## Challenge
Will you output all of the data below exactly, omitting the images?

## Given information
═══
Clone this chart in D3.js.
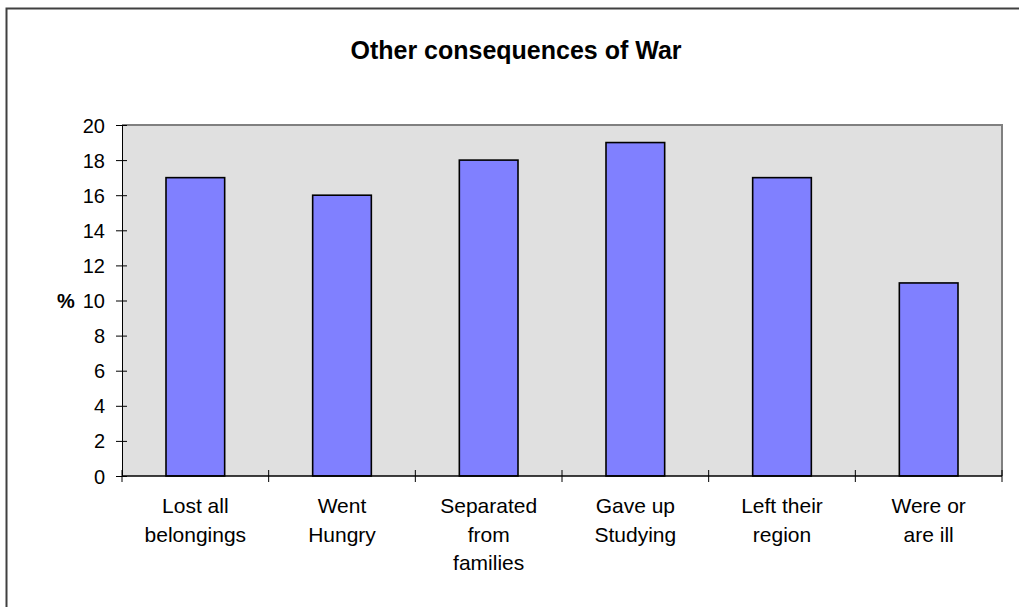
<!DOCTYPE html>
<html>
<head>
<meta charset="utf-8">
<script src="https://cdn.jsdelivr.net/npm/d3@7"></script>
<style>
html,body{margin:0;padding:0;background:#fff;}
svg{display:block;font-family:"Liberation Sans",Arial,sans-serif;}
</style>
</head>
<body>
<svg id="chart" width="1019" height="607"></svg>
<script>
const categories = [["Lost all","belongings"],["Went","Hungry"],["Separated","from","families"],["Gave up","Studying"],["Left their","region"],["Were or","are ill"]];
const values = [17, 16, 18, 19, 17, 11];
const yTicks = [0,2,4,6,8,10,12,14,16,18,20];
const title = "Other consequences of War";
const yLabel = "%";

const svg = d3.select("#chart");
const m = {left:122, top:125, right:1002, bottom:476};

// outer border (extends beyond right/bottom edge)
svg.append("rect").attr("x",6.5).attr("y",8.5).attr("width",1100).attr("height",700)
  .attr("fill","#fff").attr("stroke","#404040").attr("stroke-width",2);

const x = d3.scaleBand().domain(d3.range(categories.length)).range([m.left,m.right]).paddingInner(0.6).paddingOuter(0.3);
const xc = d3.scaleBand().domain(d3.range(categories.length)).range([m.left,m.right]);
const y = d3.scaleLinear().domain([0,20]).range([m.bottom,m.top]);

// plot area
svg.append("rect").attr("x",m.left).attr("y",m.top).attr("width",m.right-m.left).attr("height",m.bottom-m.top)
  .attr("fill","#E0E0E0");
svg.append("line").attr("x1",m.left).attr("x2",m.right+1).attr("y1",m.top).attr("y2",m.top).attr("stroke","#808080").attr("stroke-width",2);
svg.append("line").attr("x1",m.right).attr("x2",m.right).attr("y1",m.top).attr("y2",m.bottom).attr("stroke","#808080").attr("stroke-width",2);

// bars
svg.selectAll("rect.bar").data(values).enter().append("rect").attr("class","bar")
  .attr("x",(d,i)=>x(i)).attr("width",x.bandwidth())
  .attr("y",d=>y(d)).attr("height",d=>y(0)-y(d))
  .attr("fill","#8080FF").attr("stroke","#000").attr("stroke-width",1.6);

// y axis
const yAxis = d3.axisLeft(y).tickValues(yTicks).tickSizeInner(6).tickSizeOuter(0).tickPadding(11);
const gy = svg.append("g").attr("transform",`translate(${m.left},0)`).call(yAxis);
gy.select(".domain").attr("stroke","#000");
gy.selectAll(".tick line").attr("x2",-6).attr("x1",5).attr("stroke","#000");
gy.selectAll(".tick text").attr("font-size","20px").attr("fill","#000").attr("font-family","Liberation Sans, Arial, sans-serif").attr("dy","0.35em");

// x axis with ticks at category boundaries
const boundaries = d3.range(categories.length+1).map(i => i<categories.length ? xc(i) : m.right);
svg.append("line").attr("x1",m.left).attr("x2",m.right).attr("y1",m.bottom).attr("y2",m.bottom).attr("stroke","#000").attr("stroke-width",1.5);
svg.selectAll("line.xt").data(boundaries).enter().append("line").attr("class","xt")
  .attr("x1",d=>d).attr("x2",d=>d).attr("y1",m.bottom-6).attr("y2",m.bottom+6).attr("stroke","#000");

// x labels
const xl = svg.selectAll("text.xl").data(categories).enter().append("text").attr("class","xl")
  .attr("text-anchor","middle").attr("font-size","21px").attr("fill","#000");
xl.each(function(lines,i){
  const t = d3.select(this);
  lines.forEach((ln,k)=>{
    t.append("tspan").attr("x",xc(i)+xc.bandwidth()/2).attr("y",513+k*28.7).text(ln);
  });
});

// y label
svg.append("text").attr("x",66).attr("y",y(10)).attr("dy","0.35em").attr("text-anchor","middle")
  .attr("font-size","20px").attr("font-weight","bold").text(yLabel);

// title
svg.append("text").attr("x",516).attr("y",59).attr("text-anchor","middle")
  .attr("font-size","25px").attr("font-weight","bold").text(title);
</script>
</body>
</html>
═══
## Response to the exercise
Clone this chart in D3.js.
<!DOCTYPE html>
<html>
<head>
<meta charset="utf-8">
<script src="https://cdn.jsdelivr.net/npm/d3@7"></script>
<style>
html,body{margin:0;padding:0;background:#fff;}
svg{display:block;font-family:"Liberation Sans",Arial,sans-serif;}
</style>
</head>
<body>
<svg id="chart" width="1019" height="607"></svg>
<script>
const categories = [["Lost all","belongings"],["Went","Hungry"],["Separated","from","families"],["Gave up","Studying"],["Left their","region"],["Were or","are ill"]];
const values = [17, 16, 18, 19, 17, 11];
const yTicks = [0,2,4,6,8,10,12,14,16,18,20];
const title = "Other consequences of War";
const yLabel = "%";

const svg = d3.select("#chart");
const m = {left:122, top:125, right:1002, bottom:476};

// outer border (extends beyond right/bottom edge)
svg.append("rect").attr("x",6.5).attr("y",8.5).attr("width",1100).attr("height",700)
  .attr("fill","#fff").attr("stroke","#404040").attr("stroke-width",2);

const x = d3.scaleBand().domain(d3.range(categories.length)).range([m.left,m.right]).paddingInner(0.6).paddingOuter(0.3);
const xc = d3.scaleBand().domain(d3.range(categories.length)).range([m.left,m.right]);
const y = d3.scaleLinear().domain([0,20]).range([m.bottom,m.top]);

// plot area
svg.append("rect").attr("x",m.left).attr("y",m.top).attr("width",m.right-m.left).attr("height",m.bottom-m.top)
  .attr("fill","#E0E0E0");
svg.append("line").attr("x1",m.left).attr("x2",m.right+1).attr("y1",m.top).attr("y2",m.top).attr("stroke","#808080").attr("stroke-width",2);
svg.append("line").attr("x1",m.right).attr("x2",m.right).attr("y1",m.top).attr("y2",m.bottom).attr("stroke","#808080").attr("stroke-width",2);

// bars
svg.selectAll("rect.bar").data(values).enter().append("rect").attr("class","bar")
  .attr("x",(d,i)=>x(i)).attr("width",x.bandwidth())
  .attr("y",d=>y(d)).attr("height",d=>y(0)-y(d))
  .attr("fill","#8080FF").attr("stroke","#000").attr("stroke-width",1.6);

// y axis
const yAxis = d3.axisLeft(y).tickValues(yTicks).tickSizeInner(6).tickSizeOuter(0).tickPadding(11);
const gy = svg.append("g").attr("transform",`translate(${m.left},0)`).call(yAxis);
gy.select(".domain").attr("stroke","#000");
gy.selectAll(".tick line").attr("x2",-6).attr("x1",5).attr("stroke","#000");
gy.selectAll(".tick text").attr("font-size","20px").attr("fill","#000").attr("font-family","Liberation Sans, Arial, sans-serif").attr("dy","0.35em");

// x axis with ticks at category boundaries
const boundaries = d3.range(categories.length+1).map(i => i<categories.length ? xc(i) : m.right);
svg.append("line").attr("x1",m.left).attr("x2",m.right).attr("y1",m.bottom).attr("y2",m.bottom).attr("stroke","#000").attr("stroke-width",1.5);
svg.selectAll("line.xt").data(boundaries).enter().append("line").attr("class","xt")
  .attr("x1",d=>d).attr("x2",d=>d).attr("y1",m.bottom-6).attr("y2",m.bottom+6).attr("stroke","#000");

// x labels
const xl = svg.selectAll("text.xl").data(categories).enter().append("text").attr("class","xl")
  .attr("text-anchor","middle").attr("font-size","21px").attr("fill","#000");
xl.each(function(lines,i){
  const t = d3.select(this);
  lines.forEach((ln,k)=>{
    t.append("tspan").attr("x",xc(i)+xc.bandwidth()/2).attr("y",513+k*28.7).text(ln);
  });
});

// y label
svg.append("text").attr("x",66).attr("y",y(10)).attr("dy","0.35em").attr("text-anchor","middle")
  .attr("font-size","20px").attr("font-weight","bold").text(yLabel);

// title
svg.append("text").attr("x",516).attr("y",59).attr("text-anchor","middle")
  .attr("font-size","25px").attr("font-weight","bold").text(title);
</script>
</body>
</html>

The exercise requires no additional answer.